Asynchronous processing on the other side usually comes with a retry mechanism baked in, they allow buffering which safeguards from overload, enable concurrent designs (I highly recommend Rob Pike’s talk “Concurrency is not Parallelism”), and can be equally fast compared to synchronous calls. However, asynchronous processing feels awkward, especially when you are not used to it. It may lead to opaqueness which makes it hard to follow what is happening where and when, which makes it extremely taxing to think and reason about. In addition, there is no guarantee as to when the work will be finished. Reporting back errors can only be done in an asynchronous way, which may or may not fit the use case. Also, asynchronous processing promotes eventual consistency, which can be mind boggling on its own. Eureka! Asynchronous processing is a double-edged sword as well. Welcome to engineering.
Depending on your environment a choice between synchronous and asynchronous processing can be huge. I work a lot with event-driven architecture where asynchronous processing fits in quite nicely. As asynchronous processing reduces the dependency on other parts of the system being available and properly scaled, I came to default to asynchronous processing over synchronous processing, except for good reason.

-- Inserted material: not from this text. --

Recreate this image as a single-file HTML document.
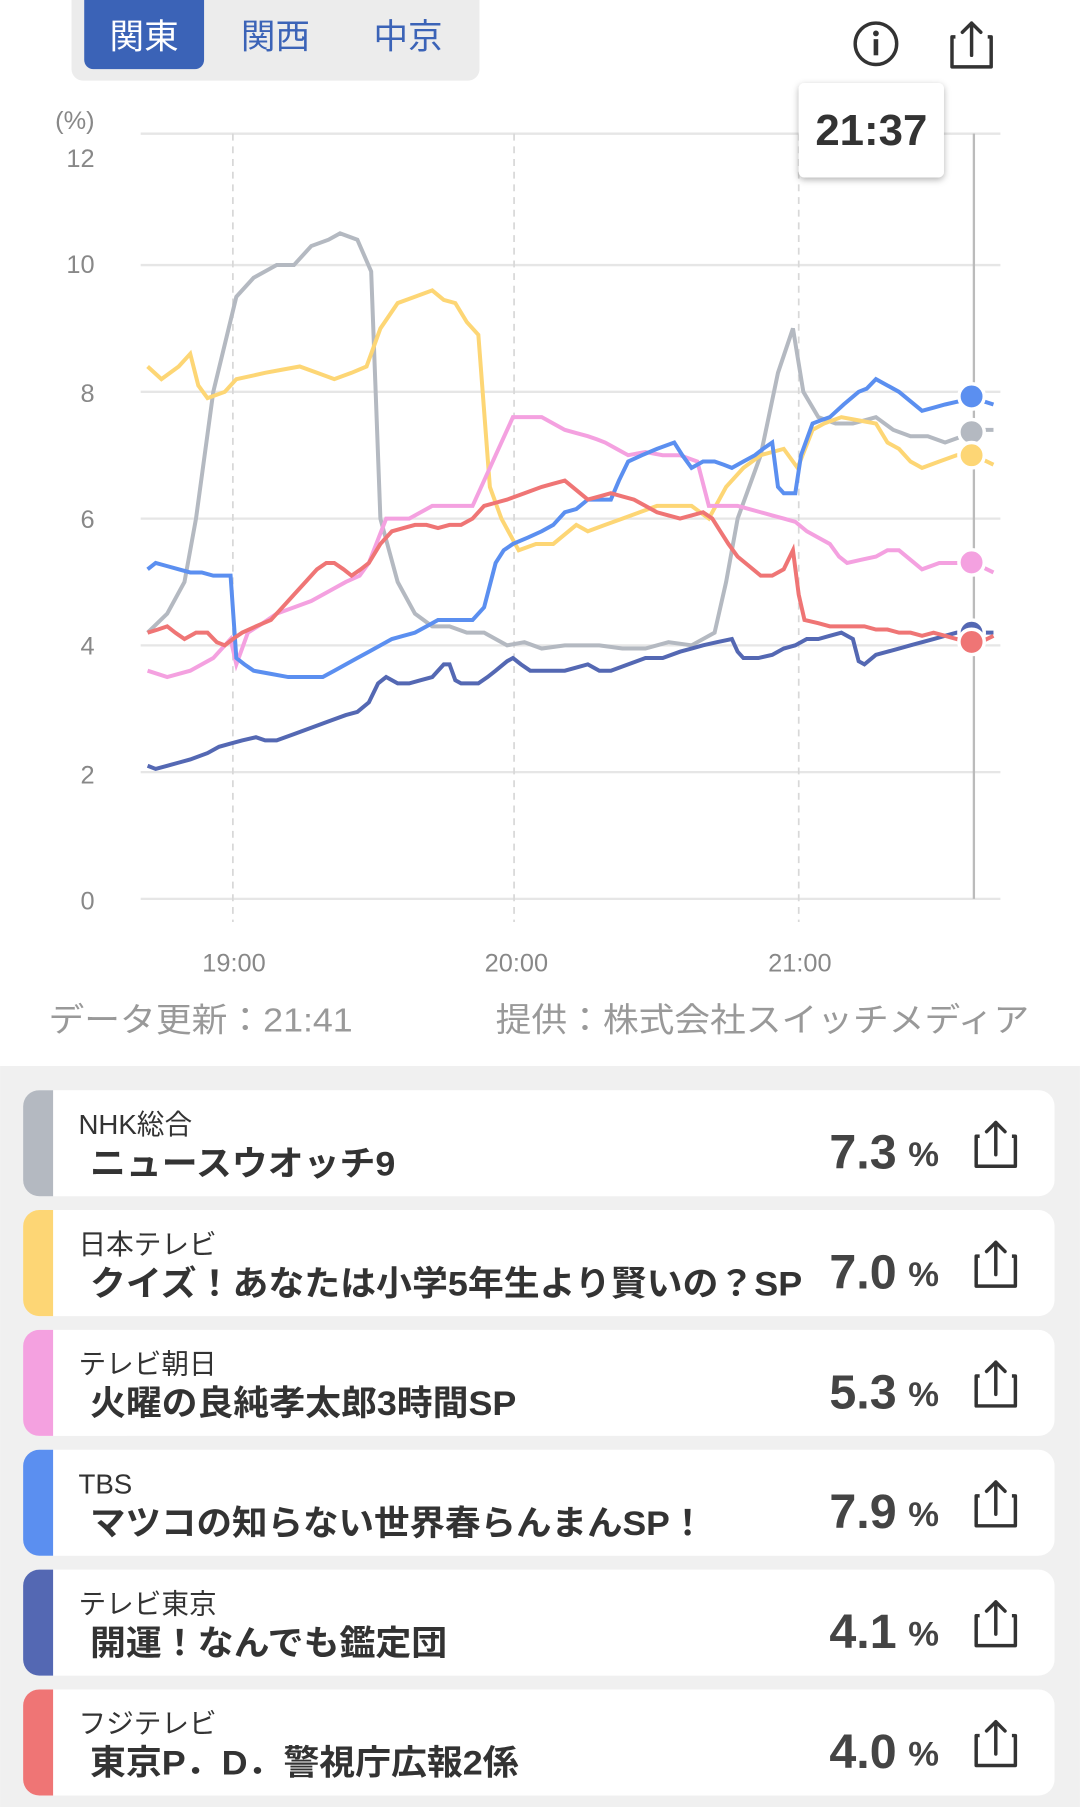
<!DOCTYPE html>
<html><head><meta charset="utf-8"><style>
html,body{margin:0;padding:0;background:#fff;}
svg{display:block;}
text{font-family:"Liberation Sans","Noto Sans CJK JP",sans-serif;}
</style></head><body>
<svg width="1080" height="1807" viewBox="0 0 937 1568" xmlns="http://www.w3.org/2000/svg">
<defs>
<filter id="sh" x="-20%" y="-20%" width="140%" height="150%"><feDropShadow dx="0" dy="2" stdDeviation="3" flood-color="#000" flood-opacity="0.3"/></filter>
<g id="share"><path d="M-14,-6 h-3 v26 h34 v-26 h-3" fill="none" stroke="#333" stroke-width="3" stroke-linejoin="round"/><path d="M0,10 V-18 M-8,-10 L0,-18 L8,-10" fill="none" stroke="#333" stroke-width="3" stroke-linecap="round" stroke-linejoin="round"/></g>
</defs>
<rect width="937" height="925" fill="#fff"/>
<rect x="0" y="925" width="937" height="643" fill="#f0f0f0"/>
<rect x="62" y="-10" width="354" height="80" rx="10" fill="#ececec"/>
<rect x="73" y="-10" width="104" height="70" rx="8" fill="#3b63b7"/>
<text x="125" y="42" font-size="30" fill="#fff" text-anchor="middle">関東</text>
<text x="239" y="42" font-size="30" fill="#3b63b7" text-anchor="middle">関西</text>
<text x="354" y="42" font-size="30" fill="#3b63b7" text-anchor="middle">中京</text>
<circle cx="760" cy="38" r="18" fill="none" stroke="#333" stroke-width="3"/>
<circle cx="760" cy="29" r="2.5" fill="#333"/><rect x="758" y="34" width="4" height="14" fill="#333"/>
<use href="#share" x="843" y="38"/>
<g stroke="#e6e6e6" stroke-width="2">
<line x1="122" y1="116" x2="868" y2="116"/><line x1="122" y1="230" x2="868" y2="230"/><line x1="122" y1="340" x2="868" y2="340"/><line x1="122" y1="450" x2="868" y2="450"/><line x1="122" y1="560" x2="868" y2="560"/><line x1="122" y1="670" x2="868" y2="670"/><line x1="122" y1="780" x2="868" y2="780"/>
</g>
<g stroke="#d8d8d8" stroke-width="1.5" stroke-dasharray="6,5">
<line x1="202" y1="116" x2="202" y2="800"/><line x1="446" y1="116" x2="446" y2="800"/><line x1="693" y1="116" x2="693" y2="800"/>
</g>
<g font-size="22" fill="#888" text-anchor="end">
<text x="82" y="112">(%)</text>
<text x="82" y="145">12</text><text x="82" y="237">10</text><text x="82" y="349">8</text><text x="82" y="458">6</text><text x="82" y="568">4</text><text x="82" y="680">2</text><text x="82" y="789">0</text>
</g>
<g font-size="22" fill="#888" text-anchor="middle">
<text x="203" y="843">19:00</text><text x="448" y="843">20:00</text><text x="694" y="843">21:00</text>
</g>
<line x1="845" y1="116" x2="845" y2="780" stroke="#bbb" stroke-width="2"/>
<g transform="translate(0,780) scale(1,-55)" fill="none">
<polyline vector-effect="non-scaling-stroke" stroke="#b4b9c1" stroke-width="4" points="128,4.2 145,4.5 160,5 170,6 185,8 205,9.5 220,9.8 240,10 255,10 270,10.3 285,10.4 295,10.5 310,10.4 322,9.9 330,6 345,5 360,4.5 375,4.3 390,4.3 405,4.2 420,4.2 440,4.0 455,4.05 470,3.95 490,4.0 520,4.0 540,3.95 560,3.95 580,4.05 600,4.0 620,4.2 630,5 640,6 660,7 675,8.3 688,9.0 697,8.0 710,7.6 725,7.5 740,7.5 760,7.6 775,7.4 790,7.3 805,7.3 820,7.2 835,7.3 850,7.4 862,7.4"/>
<polyline vector-effect="non-scaling-stroke" stroke="#fdd675" stroke-width="4" points="128,8.4 140,8.2 155,8.4 165,8.6 172,8.1 180,7.9 195,8.0 205,8.2 218,8.25 230,8.3 245,8.35 260,8.4 275,8.3 290,8.2 305,8.3 318,8.4 330,9.0 345,9.4 360,9.5 375,9.6 385,9.45 395,9.4 405,9.1 415,8.9 425,6.5 435,6.0 450,5.5 465,5.6 480,5.6 490,5.75 500,5.9 510,5.8 525,5.9 540,6.0 555,6.1 570,6.2 585,6.2 600,6.2 615,6.0 630,6.5 645,6.8 660,7.0 680,7.1 692,6.8 705,7.4 715,7.5 730,7.6 745,7.55 760,7.5 770,7.2 780,7.1 790,6.9 800,6.8 815,6.9 830,7.0 845,7.0 862,6.85"/>
<polyline vector-effect="non-scaling-stroke" stroke="#f4a1e0" stroke-width="4" points="128,3.6 145,3.5 165,3.6 185,3.8 200,4.1 205,3.7 215,4.2 228,4.35 240,4.5 255,4.6 270,4.7 285,4.85 300,5.0 312,5.1 320,5.3 335,6.0 345,6.0 355,6.0 365,6.1 375,6.2 395,6.2 410,6.2 420,6.6 430,7.0 445,7.6 458,7.6 470,7.6 480,7.5 490,7.4 500,7.35 510,7.3 518,7.25 525,7.2 535,7.1 545,7.0 560,7.05 575,7.0 590,7.0 605,6.9 615,6.2 628,6.2 640,6.2 650,6.15 660,6.1 670,6.05 680,6.0 690,5.95 700,5.8 710,5.7 720,5.6 728,5.4 735,5.3 747,5.35 760,5.4 770,5.5 780,5.5 790,5.35 800,5.2 815,5.3 830,5.3 845,5.3 862,5.15"/>
<polyline vector-effect="non-scaling-stroke" stroke="#5b8ff0" stroke-width="4" points="128,5.2 135,5.3 145,5.25 155,5.2 165,5.15 175,5.15 185,5.1 200,5.1 205,3.8 212,3.7 220,3.6 235,3.55 250,3.5 265,3.5 280,3.5 290,3.6 300,3.7 310,3.8 320,3.9 330,4.0 340,4.1 350,4.15 360,4.2 370,4.3 380,4.4 395,4.4 410,4.4 420,4.6 430,5.3 437,5.5 445,5.6 458,5.7 470,5.8 480,5.9 490,6.1 500,6.15 510,6.3 520,6.3 530,6.3 537,6.6 545,6.9 557,7.0 570,7.1 585,7.2 592,7.0 600,6.8 610,6.9 620,6.9 628,6.85 635,6.8 645,6.9 655,7.0 662,7.1 670,7.2 675,6.5 680,6.4 690,6.4 695,7.0 705,7.5 712,7.55 720,7.6 732,7.8 745,8.0 752,8.05 760,8.2 770,8.1 780,8.0 790,7.85 800,7.7 810,7.75 820,7.8 832,7.85 845,7.9 862,7.8"/>
<polyline vector-effect="non-scaling-stroke" stroke="#5468b3" stroke-width="4" points="128,2.1 135,2.05 145,2.1 155,2.15 165,2.2 180,2.3 190,2.4 200,2.45 210,2.5 222,2.55 230,2.5 240,2.5 255,2.6 270,2.7 285,2.8 300,2.9 310,2.95 320,3.1 328,3.4 335,3.5 345,3.4 355,3.4 365,3.45 375,3.5 385,3.7 390,3.7 395,3.45 400,3.4 410,3.4 415,3.4 423,3.5 430,3.6 440,3.75 445,3.8 452,3.7 460,3.6 475,3.6 490,3.6 500,3.65 510,3.7 520,3.6 530,3.6 545,3.7 560,3.8 575,3.8 590,3.9 600,3.95 610,4.0 622,4.05 635,4.1 640,3.9 645,3.8 658,3.8 670,3.85 680,3.95 690,4.0 700,4.1 710,4.1 720,4.15 730,4.2 740,4.1 745,3.75 750,3.7 760,3.85 770,3.9 780,3.95 790,4.0 800,4.05 810,4.1 820,4.15 830,4.2 845,4.2 862,4.2"/>
<polyline vector-effect="non-scaling-stroke" stroke="#ef7575" stroke-width="4" points="128,4.2 137,4.25 145,4.3 152,4.2 160,4.1 170,4.2 180,4.2 188,4.05 195,4.0 202,4.1 210,4.2 222,4.3 235,4.4 245,4.6 255,4.8 265,5.0 275,5.2 283,5.3 290,5.3 298,5.2 305,5.1 313,5.2 320,5.3 330,5.6 340,5.8 350,5.85 360,5.9 370,5.9 380,5.85 390,5.9 400,5.9 410,6.0 420,6.2 430,6.25 440,6.3 455,6.4 470,6.5 480,6.55 490,6.6 500,6.45 510,6.3 520,6.35 530,6.4 540,6.35 550,6.3 560,6.2 570,6.1 580,6.05 590,6.0 600,6.05 610,6.1 618,6.0 625,5.8 632,5.6 640,5.4 650,5.25 660,5.1 670,5.1 680,5.2 688,5.5 693,4.8 698,4.4 710,4.35 720,4.3 735,4.3 750,4.3 760,4.25 770,4.25 780,4.2 790,4.2 800,4.15 810,4.2 820,4.15 830,4.1 845,4.0 862,4.15"/>
</g>
<g stroke="#fff" stroke-width="3">
<circle cx="843" cy="375" r="11" fill="#b4b9c1"/>
<circle cx="843" cy="344" r="11" fill="#5b8ff0"/>
<circle cx="843" cy="395" r="11" fill="#fdd675"/>
<circle cx="843" cy="488" r="11" fill="#f4a1e0"/>
<circle cx="843" cy="549" r="11" fill="#5468b3"/>
<circle cx="843" cy="557" r="11" fill="#ef7575"/>
</g>
<rect x="693" y="72" width="126" height="82" rx="5" fill="#fff" filter="url(#sh)"/>
<text x="756" y="126" font-size="38" font-weight="bold" fill="#333" text-anchor="middle">21:37</text>
<text x="42" y="895" font-size="29" fill="#999" textLength="264" lengthAdjust="spacingAndGlyphs">データ更新：21:41</text>
<text x="430" y="895" font-size="29" fill="#999" textLength="463" lengthAdjust="spacingAndGlyphs">提供：株式会社スイッチメディア</text>
<g>
<g transform="translate(0,946)"><rect x="20" y="0" width="895" height="92" rx="14" fill="#fff"/><path d="M34,0 h12 v92 h-12 a14,14 0 0 1 -14,-14 v-64 a14,14 0 0 1 14,-14z" fill="#b4b9c1"/><text x="68" y="38" font-size="24" fill="#333">NHK総合</text><text x="78" y="74" font-size="30" font-weight="bold" fill="#333" textLength="265" lengthAdjust="spacingAndGlyphs">ニュースウオッチ9</text><text x="778" y="68" font-size="42" font-weight="bold" fill="#444" text-anchor="end">7.3</text><text x="788" y="66" font-size="30" font-weight="bold" fill="#444">%</text><use href="#share" x="864" y="46"/></g>
<g transform="translate(0,1050)"><rect x="20" y="0" width="895" height="92" rx="14" fill="#fff"/><path d="M34,0 h12 v92 h-12 a14,14 0 0 1 -14,-14 v-64 a14,14 0 0 1 14,-14z" fill="#fdd675"/><text x="68" y="38" font-size="24" fill="#333">日本テレビ</text><text x="78" y="74" font-size="30" font-weight="bold" fill="#333" textLength="618" lengthAdjust="spacingAndGlyphs">クイズ！あなたは小学5年生より賢いの？SP</text><text x="778" y="68" font-size="42" font-weight="bold" fill="#444" text-anchor="end">7.0</text><text x="788" y="66" font-size="30" font-weight="bold" fill="#444">%</text><use href="#share" x="864" y="46"/></g>
<g transform="translate(0,1154)"><rect x="20" y="0" width="895" height="92" rx="14" fill="#fff"/><path d="M34,0 h12 v92 h-12 a14,14 0 0 1 -14,-14 v-64 a14,14 0 0 1 14,-14z" fill="#f4a1e0"/><text x="68" y="38" font-size="24" fill="#333">テレビ朝日</text><text x="78" y="74" font-size="30" font-weight="bold" fill="#333" textLength="370" lengthAdjust="spacingAndGlyphs">火曜の良純孝太郎3時間SP</text><text x="778" y="68" font-size="42" font-weight="bold" fill="#444" text-anchor="end">5.3</text><text x="788" y="66" font-size="30" font-weight="bold" fill="#444">%</text><use href="#share" x="864" y="46"/></g>
<g transform="translate(0,1258)"><rect x="20" y="0" width="895" height="92" rx="14" fill="#fff"/><path d="M34,0 h12 v92 h-12 a14,14 0 0 1 -14,-14 v-64 a14,14 0 0 1 14,-14z" fill="#5b8ff0"/><text x="68" y="38" font-size="24" fill="#333">TBS</text><text x="78" y="74" font-size="30" font-weight="bold" fill="#333" textLength="534" lengthAdjust="spacingAndGlyphs">マツコの知らない世界春らんまんSP！</text><text x="778" y="68" font-size="42" font-weight="bold" fill="#444" text-anchor="end">7.9</text><text x="788" y="66" font-size="30" font-weight="bold" fill="#444">%</text><use href="#share" x="864" y="46"/></g>
<g transform="translate(0,1362)"><rect x="20" y="0" width="895" height="92" rx="14" fill="#fff"/><path d="M34,0 h12 v92 h-12 a14,14 0 0 1 -14,-14 v-64 a14,14 0 0 1 14,-14z" fill="#5468b3"/><text x="68" y="38" font-size="24" fill="#333">テレビ東京</text><text x="78" y="74" font-size="30" font-weight="bold" fill="#333" textLength="310" lengthAdjust="spacingAndGlyphs">開運！なんでも鑑定団</text><text x="778" y="68" font-size="42" font-weight="bold" fill="#444" text-anchor="end">4.1</text><text x="788" y="66" font-size="30" font-weight="bold" fill="#444">%</text><use href="#share" x="864" y="46"/></g>
<g transform="translate(0,1466)"><rect x="20" y="0" width="895" height="92" rx="14" fill="#fff"/><path d="M34,0 h12 v92 h-12 a14,14 0 0 1 -14,-14 v-64 a14,14 0 0 1 14,-14z" fill="#ef7575"/><text x="68" y="38" font-size="24" fill="#333">フジテレビ</text><text x="78" y="74" font-size="30" font-weight="bold" fill="#333" textLength="372" lengthAdjust="spacingAndGlyphs">東京P．D．警視庁広報2係</text><text x="778" y="68" font-size="42" font-weight="bold" fill="#444" text-anchor="end">4.0</text><text x="788" y="66" font-size="30" font-weight="bold" fill="#444">%</text><use href="#share" x="864" y="46"/></g>
</g>
</svg>
</body></html>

IMHO coupling and cohesion are at the heart of architectural thinking. Deciding what goes where and who talks how to whom plus dealing with the implications of those decisions are what architects do in a software world. While cohesion is a discussion about boundaries (lib, service, team), coupling is an discussion about dependencies, message flow (push/pull), and processing modes (sync/async). I focus on use cases for orientation in deciding what goes where as well as dependency management and message flow. As I usually default to asynchronous processing over synchronous processing (except for good reason), I also lean towards pull over push.